On Fri, 2008-05-23 at 09:06 -0400, Matthias Clasen wrote:
The backend needs to be flexible enough to support more enterprise-oriented frontends, sure. Perhaps that hasn't been stated clearly enough. Wrt to storage, I think we are pretty much within the standard LDAP user schema.
Do you access LDAP directly or do you use libuser -- for s-c-users, libuser abstracted local user accounts from LDAP ones enough so that it could handle local as well as directory accounts without (any= much? haven't checked lately) distinction in the tool.
Clicking on the face image brings up a dialog for selecting the user image which offers a set of predefined images, as well as an option to use a webcam (if available), a simple drawing tool (such as MeMaker) or pick an image from the filesystem. Fine point: when showing the predefined faces, we should indicate which ones are already 'taken'. This dialog has not been mocked up yet. When creating a new user, it initially gets a randomly picked image from the predefined images (excluding those that are already used for a different user)
I don't think that's a good idea, as there are too many ways to unintentionally insult people by picking the wrong one, even colors can have bad connotations in some cultures ("Your @*§$"!§%" tool picked {a monkey, something green, ...} for my account, now I'll {have your guts, not do any business with you again, ...}!").
Or maybe we just make the business customers use the other frontend...
I think that point's valid enough for home users. Even if we ignore home/SMB use as a potential business market, we surely don't want to hurt users' feelings. I don't like having to jump through hoops to achieve that as much as anybody else, but I'd rather not pull a "Pajero"[1] if it can be avoided -- I recently read an article in the newspaper about clashes of cultures and it's amazing how things that are innocuous in one culture are offensive in another.
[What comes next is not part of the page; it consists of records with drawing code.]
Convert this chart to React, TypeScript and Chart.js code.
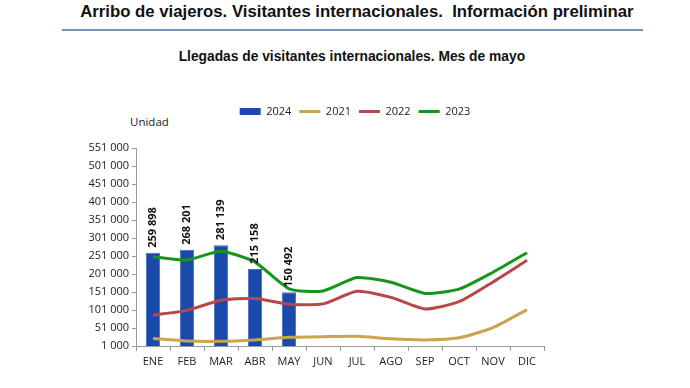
import React, { useEffect, useRef } from 'react';
import { Chart, registerables } from 'chart.js';

Chart.register(...registerables);

const categories = ['ENE', 'FEB', 'MAR', 'ABR', 'MAY', 'JUN', 'JUL', 'AGO', 'SEP', 'OCT', 'NOV', 'DIC'];
const visitors2024 = [259898, 268201, 281139, 215158, 150492];
const visitors2021 = [22000, 15000, 14000, 18000, 25000, 27000, 28000, 21000, 18000, 24000, 52000, 102000];
const visitors2022 = [87000, 100000, 128000, 133000, 117000, 118000, 153000, 136000, 104000, 124000, 179000, 239000];
const visitors2023 = [249000, 240000, 264000, 234000, 160000, 154000, 191000, 178000, 147000, 159000, 206000, 260000];
const yTickValues = [1000, 51000, 101000, 151000, 201000, 251000, 301000, 351000, 401000, 451000, 501000, 551000];
const seriesLabels = ['2024', '2021', '2022', '2023'];

const fmt = (n: number) => String(n).replace(/\B(?=(\d{3})+(?!\d))/g, ' ');

const LEGEND_EXTRA = 21;

export default function App() {
  const ref = useRef<HTMLCanvasElement | null>(null);

  useEffect(() => {
    document.body.style.margin = '0';
    if (!ref.current) return;
    const font = "'Open Sans', 'Liberation Sans', sans-serif";

    const legendSpacer = {
      id: 'legendSpacer',
      beforeUpdate(chart: any) {
        const lg = chart.legend;
        if (lg && !lg.__wrapped) {
          const orig = lg.fit;
          lg.fit = function () {
            orig.call(this);
            this.height += LEGEND_EXTRA;
          };
          lg.__wrapped = true;
        }
      },
    };

    const barLabels = {
      id: 'barLabels',
      afterDatasetsDraw(chart: any) {
        const meta = chart.getDatasetMeta(0);
        const ctx = chart.ctx;
        ctx.save();
        ctx.font = `bold 11px ${font}`;
        ctx.fillStyle = '#111';
        ctx.textAlign = 'left';
        ctx.textBaseline = 'middle';
        meta.data.forEach((el: any, i: number) => {
          ctx.save();
          ctx.translate(el.x, el.y - 5);
          ctx.rotate(-Math.PI / 2);
          ctx.fillText(fmt(visitors2024[i]), 0, 0);
          ctx.restore();
        });
        ctx.restore();
      },
    };

    const chart = new Chart(ref.current, {
      type: 'bar',
      data: {
        labels: categories,
        datasets: [
          {
            type: 'bar',
            label: seriesLabels[0],
            data: visitors2024,
            backgroundColor: '#1c4aab',
            borderColor: '#3f6cc4',
            borderWidth: 1,
            barPercentage: 0.42,
            categoryPercentage: 1,
            order: 2,
          },
          {
            type: 'line',
            label: seriesLabels[1],
            data: visitors2021,
            borderColor: '#caa44e',
            backgroundColor: '#caa44e',
            borderWidth: 3,
            pointRadius: 0,
            tension: 0.2,
            order: 1,
          },
          {
            type: 'line',
            label: seriesLabels[2],
            data: visitors2022,
            borderColor: '#b84848',
            backgroundColor: '#b84848',
            borderWidth: 3,
            pointRadius: 0,
            tension: 0.2,
            order: 1,
          },
          {
            type: 'line',
            label: seriesLabels[3],
            data: visitors2023,
            borderColor: '#15961a',
            backgroundColor: '#15961a',
            borderWidth: 3,
            pointRadius: 0,
            tension: 0.2,
            order: 1,
          },
        ] as any,
      },
      options: {
        animation: false,
        responsive: true,
        maintainAspectRatio: false,
        layout: { padding: { left: 20, right: 0, top: 98, bottom: 0 } },
        plugins: {
          tooltip: { enabled: false },
          legend: {
            position: 'top',
            labels: {
              font: { family: font, size: 11 },
              color: '#222',
              padding: 8,
              boxWidth: 21,
              boxHeight: 7,
              usePointStyle: true,
              pointStyleWidth: 21,
              generateLabels(chart: any) {
                return chart.data.datasets.map((ds: any, i: number) => ({
                  text: ds.label,
                  fillStyle: ds.backgroundColor,
                  strokeStyle: ds.type === 'line' ? ds.borderColor : ds.backgroundColor,
                  lineWidth: ds.type === 'line' ? 3 : 0,
                  pointStyle: ds.type === 'line' ? 'line' : 'rect',
                  hidden: false,
                  datasetIndex: i,
                  fontColor: '#222',
                }));
              },
            },
          },
        },
        scales: {
          x: {
            grid: { display: true, drawOnChartArea: false, drawTicks: true, tickLength: 5, offset: true, color: '#999' },
            border: { display: true, color: '#999', width: 1 },
            ticks: { font: { family: font, size: 11 }, color: '#222', padding: 4, maxRotation: 0 },
            afterFit(s: any) { s.height = 42; },
          },
          y: {
            min: 1000,
            max: 551000,
            grid: { display: true, drawOnChartArea: false, drawTicks: true, tickLength: 4, color: '#999' },
            border: { display: true, color: '#999', width: 1 },
            ticks: {
              font: { family: font, size: 11 },
              color: '#222',
              padding: 3,
              callback: (v: any) => fmt(Number(v)),
            },
            afterBuildTicks(s: any) { s.ticks = yTickValues.map((v) => ({ value: v })); },
            afterFit(s: any) { s.width = 116; },
          },
          yRight: {
            position: 'right',
            display: true,
            grid: { display: false },
            border: { display: false },
            ticks: { display: false },
            afterFit(s: any) { s.width = 146; },
          },
        },
      } as any,
      plugins: [legendSpacer, barLabels],
    });
    return () => chart.destroy();
  }, []);

  const sans = "'Liberation Sans', Arial, sans-serif";
  return (
    <div style={{ position: 'relative', width: 690, height: 388, background: '#fff', overflow: 'hidden' }}>
      <div style={{ position: 'absolute', left: 0, top: 2, width: 714, textAlign: 'center', fontFamily: sans, fontWeight: 'bold', fontSize: 17, color: '#111', whiteSpace: 'pre' }}>
        <span style={{ display: 'inline-block', transform: 'scaleX(0.985)' }}>
          {'Arribo de viajeros. Visitantes internacionales.  Información preliminar'}
        </span>
      </div>
      <div style={{ position: 'absolute', left: 62, top: 29, width: 581, height: 2, background: '#7393b5' }} />
      <div style={{ position: 'absolute', left: 0, top: 48, width: 704, textAlign: 'center', fontFamily: sans, fontWeight: 'bold', fontSize: 14, color: '#111', whiteSpace: 'pre' }}>
        <span style={{ display: 'inline-block', transform: 'scaleX(0.985)' }}>
          {'Llegadas de visitantes internacionales. Mes de mayo'}
        </span>
      </div>
      <div style={{ position: 'absolute', left: 130, top: 114, fontFamily: "'Open Sans', sans-serif", fontSize: 11.5, color: '#222' }}>Unidad</div>
      <div style={{ position: 'absolute', left: 0, top: 0, width: 690, height: 388 }}>
        <canvas ref={ref} />
      </div>
    </div>
  );
}
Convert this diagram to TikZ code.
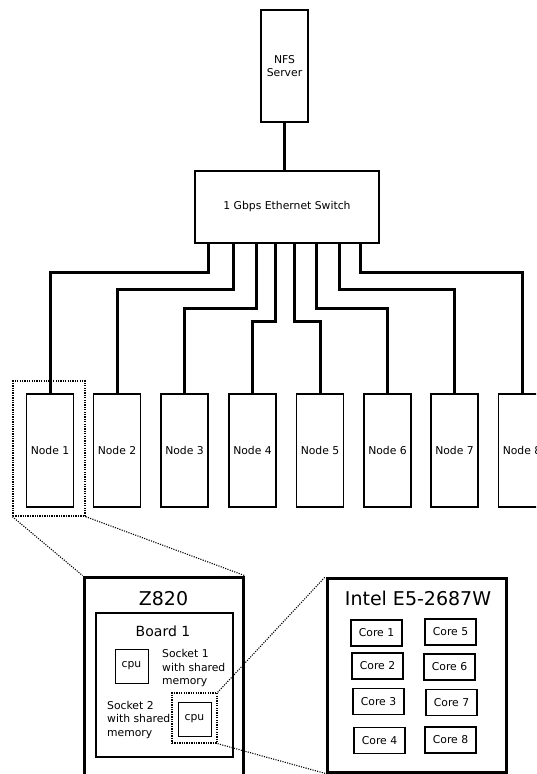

[1]: http://en.wikipedia.org/wiki/Mitsubishi_Pajero
Which makes "Show list of users" in the login settings kind of dead in the water, unless that list of users is somehow limited, e.g. to people who were logged into the system in a certain timeframe (e.g. since 4 weeks before the last successful login), and/or people who have been created on that system, ...
...which is pretty much exactly what the user list in the greeter already does.
That's nice. On account of not using LDAP/NIS/Kerberos on any of my systems (which have a gdm login screen), I wasn't aware of that it makes such a distinction. The last thing in that context I heard about was fast-user-switch-applet excessively burning CPU cycles to enumerate all NIS users (multiplied by a number of these applets running concurrently on a VNC/NX terminal server ;-), so I wanted to cover that bit.